▶ **Exercise**: Repeat, exactly and completely, the material that follows. Omit the pictures.

****

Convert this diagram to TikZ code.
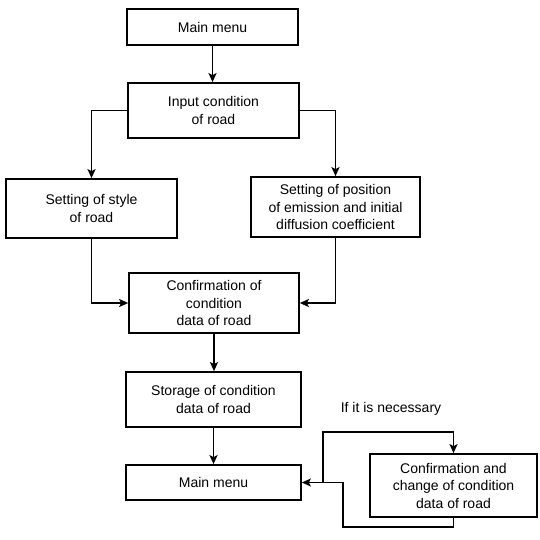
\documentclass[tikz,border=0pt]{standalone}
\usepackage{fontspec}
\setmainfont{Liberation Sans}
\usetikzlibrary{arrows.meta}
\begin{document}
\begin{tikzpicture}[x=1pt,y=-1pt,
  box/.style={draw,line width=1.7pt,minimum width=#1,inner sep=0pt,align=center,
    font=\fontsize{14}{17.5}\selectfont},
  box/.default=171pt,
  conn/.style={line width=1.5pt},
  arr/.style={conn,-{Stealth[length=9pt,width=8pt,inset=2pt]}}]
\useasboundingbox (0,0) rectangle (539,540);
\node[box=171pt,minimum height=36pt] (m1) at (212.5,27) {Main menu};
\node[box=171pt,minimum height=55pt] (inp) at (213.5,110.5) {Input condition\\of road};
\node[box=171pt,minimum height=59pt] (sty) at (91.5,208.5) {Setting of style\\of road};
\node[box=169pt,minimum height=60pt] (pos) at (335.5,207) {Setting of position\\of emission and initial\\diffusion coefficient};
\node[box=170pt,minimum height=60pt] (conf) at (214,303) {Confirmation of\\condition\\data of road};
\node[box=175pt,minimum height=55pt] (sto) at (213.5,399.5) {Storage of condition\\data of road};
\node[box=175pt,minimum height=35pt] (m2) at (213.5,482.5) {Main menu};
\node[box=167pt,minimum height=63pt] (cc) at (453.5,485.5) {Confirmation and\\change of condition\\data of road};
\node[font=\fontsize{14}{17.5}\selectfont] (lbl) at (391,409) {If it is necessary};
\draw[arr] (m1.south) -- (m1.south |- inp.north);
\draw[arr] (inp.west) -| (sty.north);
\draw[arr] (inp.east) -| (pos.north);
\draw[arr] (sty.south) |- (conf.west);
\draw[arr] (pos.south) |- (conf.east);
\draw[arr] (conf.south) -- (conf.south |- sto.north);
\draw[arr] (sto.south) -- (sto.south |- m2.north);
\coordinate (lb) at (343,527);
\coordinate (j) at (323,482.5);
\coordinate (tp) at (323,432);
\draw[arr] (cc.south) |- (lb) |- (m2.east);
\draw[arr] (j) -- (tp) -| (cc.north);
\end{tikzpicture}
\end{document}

****

▶ **The completed task**:
Convert this diagram to TikZ code.
\documentclass[tikz,border=0pt]{standalone}
\usepackage{fontspec}
\setmainfont{Liberation Sans}
\usetikzlibrary{arrows.meta}
\begin{document}
\begin{tikzpicture}[x=1pt,y=-1pt,
  box/.style={draw,line width=1.7pt,minimum width=#1,inner sep=0pt,align=center,
    font=\fontsize{14}{17.5}\selectfont},
  box/.default=171pt,
  conn/.style={line width=1.5pt},
  arr/.style={conn,-{Stealth[length=9pt,width=8pt,inset=2pt]}}]
\useasboundingbox (0,0) rectangle (539,540);
\node[box=171pt,minimum height=36pt] (m1) at (212.5,27) {Main menu};
\node[box=171pt,minimum height=55pt] (inp) at (213.5,110.5) {Input condition\\of road};
\node[box=171pt,minimum height=59pt] (sty) at (91.5,208.5) {Setting of style\\of road};
\node[box=169pt,minimum height=60pt] (pos) at (335.5,207) {Setting of position\\of emission and initial\\diffusion coefficient};
\node[box=170pt,minimum height=60pt] (conf) at (214,303) {Confirmation of\\condition\\data of road};
\node[box=175pt,minimum height=55pt] (sto) at (213.5,399.5) {Storage of condition\\data of road};
\node[box=175pt,minimum height=35pt] (m2) at (213.5,482.5) {Main menu};
\node[box=167pt,minimum height=63pt] (cc) at (453.5,485.5) {Confirmation and\\change of condition\\data of road};
\node[font=\fontsize{14}{17.5}\selectfont] (lbl) at (391,409) {If it is necessary};
\draw[arr] (m1.south) -- (m1.south |- inp.north);
\draw[arr] (inp.west) -| (sty.north);
\draw[arr] (inp.east) -| (pos.north);
\draw[arr] (sty.south) |- (conf.west);
\draw[arr] (pos.south) |- (conf.east);
\draw[arr] (conf.south) -- (conf.south |- sto.north);
\draw[arr] (sto.south) -- (sto.south |- m2.north);
\coordinate (lb) at (343,527);
\coordinate (j) at (323,482.5);
\coordinate (tp) at (323,432);
\draw[arr] (cc.south) |- (lb) |- (m2.east);
\draw[arr] (j) -- (tp) -| (cc.north);
\end{tikzpicture}
\end{document}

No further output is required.